Code that draws figures:
---

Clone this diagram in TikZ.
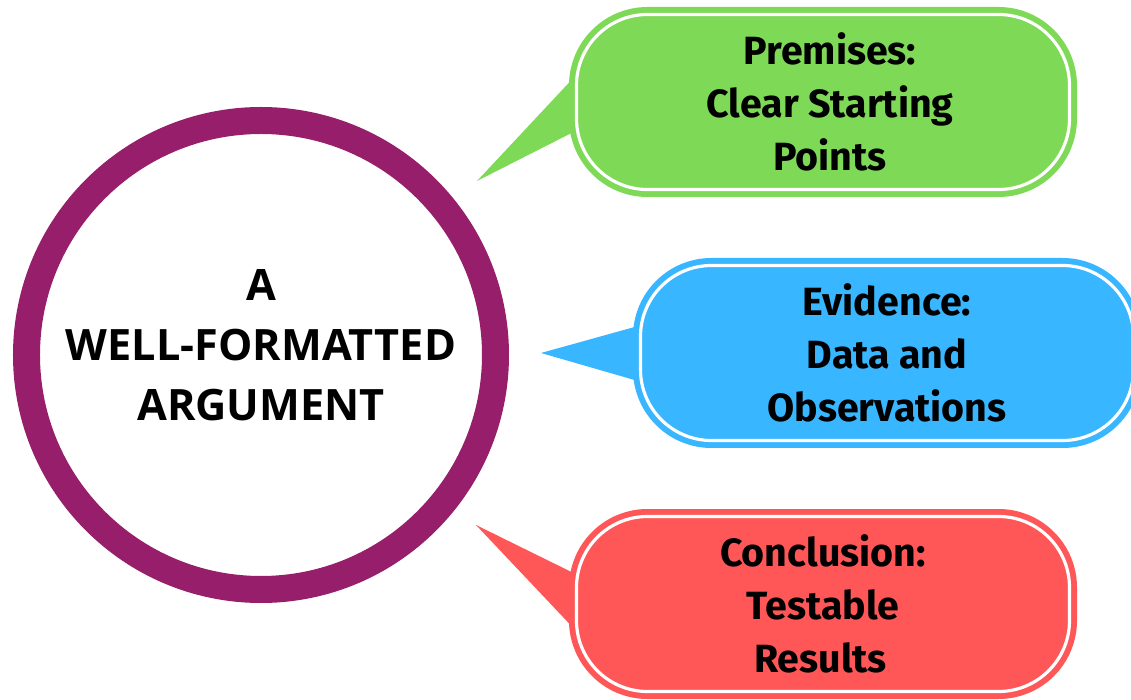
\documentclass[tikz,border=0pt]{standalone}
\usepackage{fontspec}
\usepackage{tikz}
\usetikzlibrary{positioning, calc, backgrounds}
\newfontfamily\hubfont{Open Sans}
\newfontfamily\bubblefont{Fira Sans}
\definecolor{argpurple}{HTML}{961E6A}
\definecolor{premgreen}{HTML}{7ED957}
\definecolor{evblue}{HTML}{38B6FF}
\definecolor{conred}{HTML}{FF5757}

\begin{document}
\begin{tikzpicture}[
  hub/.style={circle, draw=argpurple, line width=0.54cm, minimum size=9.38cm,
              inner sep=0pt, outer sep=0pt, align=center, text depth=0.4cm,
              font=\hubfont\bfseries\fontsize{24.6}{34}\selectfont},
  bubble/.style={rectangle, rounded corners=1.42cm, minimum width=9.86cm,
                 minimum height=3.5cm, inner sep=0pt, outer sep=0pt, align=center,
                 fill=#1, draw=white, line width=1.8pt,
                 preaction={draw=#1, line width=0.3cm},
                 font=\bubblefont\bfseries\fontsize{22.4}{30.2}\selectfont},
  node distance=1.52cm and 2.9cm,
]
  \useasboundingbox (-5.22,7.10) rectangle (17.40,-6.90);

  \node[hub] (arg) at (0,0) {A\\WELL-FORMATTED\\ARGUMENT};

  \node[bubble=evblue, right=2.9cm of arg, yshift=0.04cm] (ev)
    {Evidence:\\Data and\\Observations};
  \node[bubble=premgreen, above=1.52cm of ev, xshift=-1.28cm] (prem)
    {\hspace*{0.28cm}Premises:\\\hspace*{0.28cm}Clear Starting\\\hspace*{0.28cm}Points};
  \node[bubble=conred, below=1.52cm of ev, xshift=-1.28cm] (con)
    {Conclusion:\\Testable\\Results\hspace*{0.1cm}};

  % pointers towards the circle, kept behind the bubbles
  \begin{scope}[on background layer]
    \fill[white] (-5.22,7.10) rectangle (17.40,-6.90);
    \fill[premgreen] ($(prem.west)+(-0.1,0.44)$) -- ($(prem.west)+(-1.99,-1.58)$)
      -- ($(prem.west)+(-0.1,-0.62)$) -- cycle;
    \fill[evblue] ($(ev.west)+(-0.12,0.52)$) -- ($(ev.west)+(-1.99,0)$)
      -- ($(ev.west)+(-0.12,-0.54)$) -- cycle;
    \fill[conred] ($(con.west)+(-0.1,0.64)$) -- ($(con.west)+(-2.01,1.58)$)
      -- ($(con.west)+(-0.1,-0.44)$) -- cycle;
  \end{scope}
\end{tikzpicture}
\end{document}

---

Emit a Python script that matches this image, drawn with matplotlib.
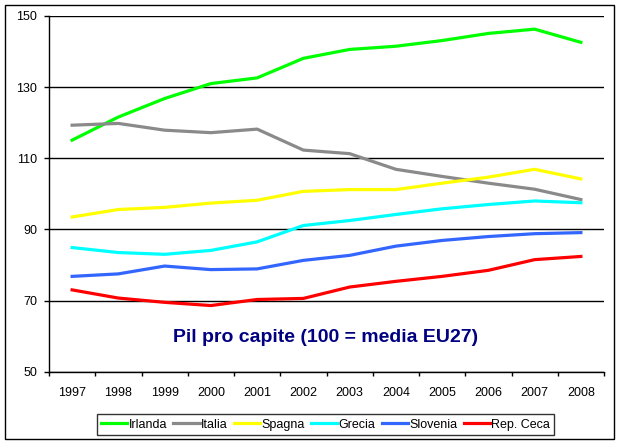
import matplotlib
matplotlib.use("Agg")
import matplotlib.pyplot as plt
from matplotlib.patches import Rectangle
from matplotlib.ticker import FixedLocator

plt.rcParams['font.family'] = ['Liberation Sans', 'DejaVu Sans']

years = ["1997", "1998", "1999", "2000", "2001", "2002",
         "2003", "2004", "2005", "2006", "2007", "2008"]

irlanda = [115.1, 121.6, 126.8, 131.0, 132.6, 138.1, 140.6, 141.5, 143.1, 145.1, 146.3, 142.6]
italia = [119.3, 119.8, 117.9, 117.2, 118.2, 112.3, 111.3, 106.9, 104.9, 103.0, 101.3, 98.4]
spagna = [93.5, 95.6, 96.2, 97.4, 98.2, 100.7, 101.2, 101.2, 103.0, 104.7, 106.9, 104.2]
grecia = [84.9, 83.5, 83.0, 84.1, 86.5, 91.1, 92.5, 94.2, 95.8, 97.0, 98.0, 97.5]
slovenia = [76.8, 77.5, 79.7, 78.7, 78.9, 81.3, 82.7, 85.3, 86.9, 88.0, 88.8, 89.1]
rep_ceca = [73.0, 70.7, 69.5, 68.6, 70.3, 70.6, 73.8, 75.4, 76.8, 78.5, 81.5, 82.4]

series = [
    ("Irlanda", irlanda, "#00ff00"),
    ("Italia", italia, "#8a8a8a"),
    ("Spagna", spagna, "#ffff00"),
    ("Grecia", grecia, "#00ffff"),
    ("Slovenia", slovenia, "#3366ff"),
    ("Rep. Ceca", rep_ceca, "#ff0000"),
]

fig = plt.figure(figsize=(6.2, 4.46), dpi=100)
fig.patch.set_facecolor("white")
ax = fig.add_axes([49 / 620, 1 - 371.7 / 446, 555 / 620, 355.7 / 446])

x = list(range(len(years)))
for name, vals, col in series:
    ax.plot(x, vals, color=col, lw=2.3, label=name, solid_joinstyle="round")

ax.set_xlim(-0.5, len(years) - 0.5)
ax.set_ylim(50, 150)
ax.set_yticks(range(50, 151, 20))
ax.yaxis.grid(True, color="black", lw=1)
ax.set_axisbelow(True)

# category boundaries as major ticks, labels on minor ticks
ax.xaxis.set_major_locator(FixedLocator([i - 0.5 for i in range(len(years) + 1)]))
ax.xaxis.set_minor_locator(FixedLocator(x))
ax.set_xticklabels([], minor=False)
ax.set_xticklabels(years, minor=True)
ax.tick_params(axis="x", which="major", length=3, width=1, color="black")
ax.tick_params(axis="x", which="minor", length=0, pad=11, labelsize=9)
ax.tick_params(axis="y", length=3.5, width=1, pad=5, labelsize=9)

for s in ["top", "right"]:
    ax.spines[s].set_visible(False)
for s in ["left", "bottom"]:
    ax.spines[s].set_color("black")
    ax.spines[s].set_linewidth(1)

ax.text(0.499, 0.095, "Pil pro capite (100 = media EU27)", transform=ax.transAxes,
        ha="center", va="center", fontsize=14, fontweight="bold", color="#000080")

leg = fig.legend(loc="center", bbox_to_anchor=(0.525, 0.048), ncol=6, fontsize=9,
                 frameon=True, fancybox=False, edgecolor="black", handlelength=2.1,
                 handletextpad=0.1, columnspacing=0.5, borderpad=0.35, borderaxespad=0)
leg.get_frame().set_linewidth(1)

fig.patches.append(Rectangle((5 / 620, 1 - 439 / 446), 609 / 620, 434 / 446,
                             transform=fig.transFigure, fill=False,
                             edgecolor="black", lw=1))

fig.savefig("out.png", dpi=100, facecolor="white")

---

Only the count is wanted: report how many lines of the material above hold the word "matplotlib".

## SOLUTION
6